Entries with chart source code
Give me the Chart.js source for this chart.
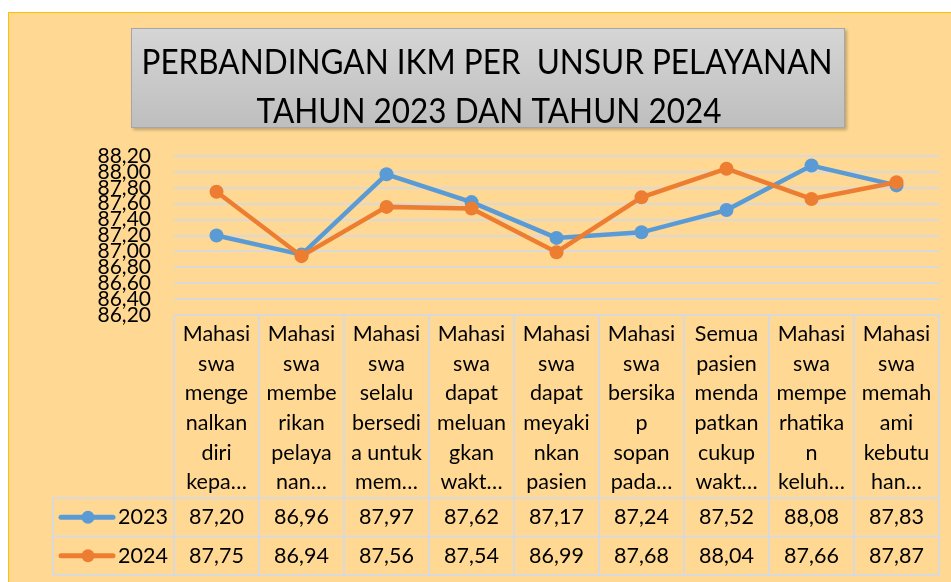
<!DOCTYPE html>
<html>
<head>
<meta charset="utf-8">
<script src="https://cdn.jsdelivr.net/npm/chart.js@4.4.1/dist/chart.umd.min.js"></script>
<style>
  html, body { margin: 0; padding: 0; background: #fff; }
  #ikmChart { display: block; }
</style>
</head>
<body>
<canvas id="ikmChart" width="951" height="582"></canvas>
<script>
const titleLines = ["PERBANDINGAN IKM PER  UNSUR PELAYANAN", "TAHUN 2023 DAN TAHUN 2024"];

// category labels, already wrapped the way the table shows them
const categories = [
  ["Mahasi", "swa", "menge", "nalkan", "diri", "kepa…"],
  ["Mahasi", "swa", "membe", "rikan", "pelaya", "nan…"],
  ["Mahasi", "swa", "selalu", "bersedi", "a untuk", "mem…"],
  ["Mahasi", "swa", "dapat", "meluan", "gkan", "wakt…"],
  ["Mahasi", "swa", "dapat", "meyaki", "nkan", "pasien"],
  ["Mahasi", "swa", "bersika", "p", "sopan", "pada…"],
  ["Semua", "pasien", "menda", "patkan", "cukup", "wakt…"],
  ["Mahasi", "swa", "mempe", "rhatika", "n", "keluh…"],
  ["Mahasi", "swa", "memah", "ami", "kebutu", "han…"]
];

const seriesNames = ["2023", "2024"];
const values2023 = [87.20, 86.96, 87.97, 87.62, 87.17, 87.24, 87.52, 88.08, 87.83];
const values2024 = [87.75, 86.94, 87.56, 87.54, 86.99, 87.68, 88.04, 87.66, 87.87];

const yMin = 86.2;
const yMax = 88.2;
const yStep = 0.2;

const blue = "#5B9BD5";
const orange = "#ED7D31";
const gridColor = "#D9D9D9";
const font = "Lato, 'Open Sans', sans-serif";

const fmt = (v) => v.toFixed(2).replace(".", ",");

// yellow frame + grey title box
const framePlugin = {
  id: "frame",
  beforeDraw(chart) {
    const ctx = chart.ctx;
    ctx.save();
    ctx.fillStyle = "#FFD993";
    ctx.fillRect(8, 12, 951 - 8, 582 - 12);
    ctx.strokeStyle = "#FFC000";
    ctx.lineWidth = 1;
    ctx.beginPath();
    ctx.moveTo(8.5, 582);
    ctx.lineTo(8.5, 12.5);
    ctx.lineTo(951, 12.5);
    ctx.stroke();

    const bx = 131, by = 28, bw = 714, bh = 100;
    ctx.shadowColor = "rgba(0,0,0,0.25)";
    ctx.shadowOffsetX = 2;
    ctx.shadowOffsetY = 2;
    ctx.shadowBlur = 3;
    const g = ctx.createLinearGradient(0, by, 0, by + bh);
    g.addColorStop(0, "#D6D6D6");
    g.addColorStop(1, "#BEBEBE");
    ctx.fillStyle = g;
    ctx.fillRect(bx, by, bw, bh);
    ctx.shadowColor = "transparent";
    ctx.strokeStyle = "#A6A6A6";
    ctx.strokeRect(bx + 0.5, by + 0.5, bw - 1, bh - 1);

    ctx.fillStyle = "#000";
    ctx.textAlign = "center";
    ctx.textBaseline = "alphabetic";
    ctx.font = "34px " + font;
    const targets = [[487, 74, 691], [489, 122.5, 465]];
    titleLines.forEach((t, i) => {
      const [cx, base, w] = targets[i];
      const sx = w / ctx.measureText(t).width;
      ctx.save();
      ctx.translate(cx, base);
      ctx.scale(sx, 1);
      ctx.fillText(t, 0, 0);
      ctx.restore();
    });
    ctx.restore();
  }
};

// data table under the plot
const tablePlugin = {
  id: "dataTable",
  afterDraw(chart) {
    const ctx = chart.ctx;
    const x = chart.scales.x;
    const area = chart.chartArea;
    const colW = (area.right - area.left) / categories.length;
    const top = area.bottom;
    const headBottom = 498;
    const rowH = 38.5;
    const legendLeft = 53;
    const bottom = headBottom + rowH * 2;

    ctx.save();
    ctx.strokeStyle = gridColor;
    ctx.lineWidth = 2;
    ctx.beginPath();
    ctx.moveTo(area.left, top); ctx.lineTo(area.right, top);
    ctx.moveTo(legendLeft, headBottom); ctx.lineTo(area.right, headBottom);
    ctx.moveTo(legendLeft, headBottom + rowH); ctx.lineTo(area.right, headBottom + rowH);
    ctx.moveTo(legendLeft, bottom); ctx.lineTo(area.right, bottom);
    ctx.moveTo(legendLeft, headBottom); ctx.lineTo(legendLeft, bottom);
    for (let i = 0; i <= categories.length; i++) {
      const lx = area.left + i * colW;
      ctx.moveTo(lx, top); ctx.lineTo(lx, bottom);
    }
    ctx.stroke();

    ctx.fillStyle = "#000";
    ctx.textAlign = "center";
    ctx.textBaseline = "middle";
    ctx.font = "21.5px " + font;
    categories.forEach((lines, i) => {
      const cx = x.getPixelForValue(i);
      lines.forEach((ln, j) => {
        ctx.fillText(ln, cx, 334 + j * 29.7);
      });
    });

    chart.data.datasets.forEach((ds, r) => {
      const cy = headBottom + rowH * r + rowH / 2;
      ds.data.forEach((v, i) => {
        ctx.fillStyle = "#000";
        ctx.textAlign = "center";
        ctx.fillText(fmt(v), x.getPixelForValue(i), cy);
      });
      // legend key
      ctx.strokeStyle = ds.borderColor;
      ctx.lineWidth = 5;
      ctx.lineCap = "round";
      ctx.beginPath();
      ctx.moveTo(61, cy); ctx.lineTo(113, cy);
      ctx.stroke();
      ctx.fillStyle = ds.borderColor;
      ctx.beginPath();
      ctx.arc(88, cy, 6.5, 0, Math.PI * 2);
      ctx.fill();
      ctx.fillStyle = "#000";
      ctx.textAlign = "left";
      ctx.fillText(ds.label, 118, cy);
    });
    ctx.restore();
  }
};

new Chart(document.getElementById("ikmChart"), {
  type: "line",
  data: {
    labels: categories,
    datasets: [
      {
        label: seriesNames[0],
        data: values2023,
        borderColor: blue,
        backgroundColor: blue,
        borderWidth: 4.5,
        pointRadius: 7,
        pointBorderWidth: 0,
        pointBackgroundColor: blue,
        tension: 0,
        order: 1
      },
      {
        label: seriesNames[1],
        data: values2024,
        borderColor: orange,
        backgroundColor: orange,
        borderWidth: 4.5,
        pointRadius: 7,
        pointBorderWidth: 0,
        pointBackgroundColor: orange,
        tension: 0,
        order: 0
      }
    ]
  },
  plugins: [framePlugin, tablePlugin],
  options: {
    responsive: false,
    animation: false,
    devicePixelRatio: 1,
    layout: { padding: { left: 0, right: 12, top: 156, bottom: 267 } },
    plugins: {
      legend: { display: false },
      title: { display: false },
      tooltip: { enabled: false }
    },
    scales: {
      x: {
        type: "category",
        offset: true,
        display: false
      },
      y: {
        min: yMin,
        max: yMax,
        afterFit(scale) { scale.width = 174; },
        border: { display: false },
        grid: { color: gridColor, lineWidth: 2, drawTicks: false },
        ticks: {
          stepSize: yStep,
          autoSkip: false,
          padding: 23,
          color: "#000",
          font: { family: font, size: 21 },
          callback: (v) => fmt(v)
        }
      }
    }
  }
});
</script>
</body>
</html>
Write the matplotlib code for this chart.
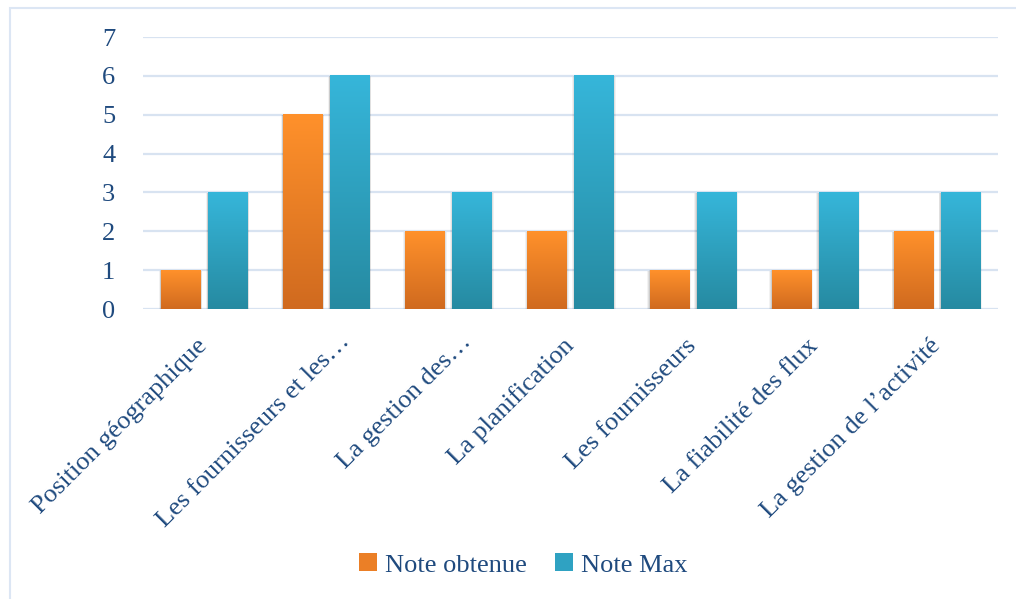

■ STATED PROBLEM
Leave out the pictures and restate, word for word, the lines from the top of the data through the line containing "2023 DAN TAHUN", both included.

■ COMPLETE OUTPUT
Give me the Chart.js source for this chart.
<!DOCTYPE html>
<html>
<head>
<meta charset="utf-8">
<script src="https://cdn.jsdelivr.net/npm/chart.js@4.4.1/dist/chart.umd.min.js"></script>
<style>
  html, body { margin: 0; padding: 0; background: #fff; }
  #ikmChart { display: block; }
</style>
</head>
<body>
<canvas id="ikmChart" width="951" height="582"></canvas>
<script>
const titleLines = ["PERBANDINGAN IKM PER  UNSUR PELAYANAN", "TAHUN 2023 DAN TAHUN 2024"];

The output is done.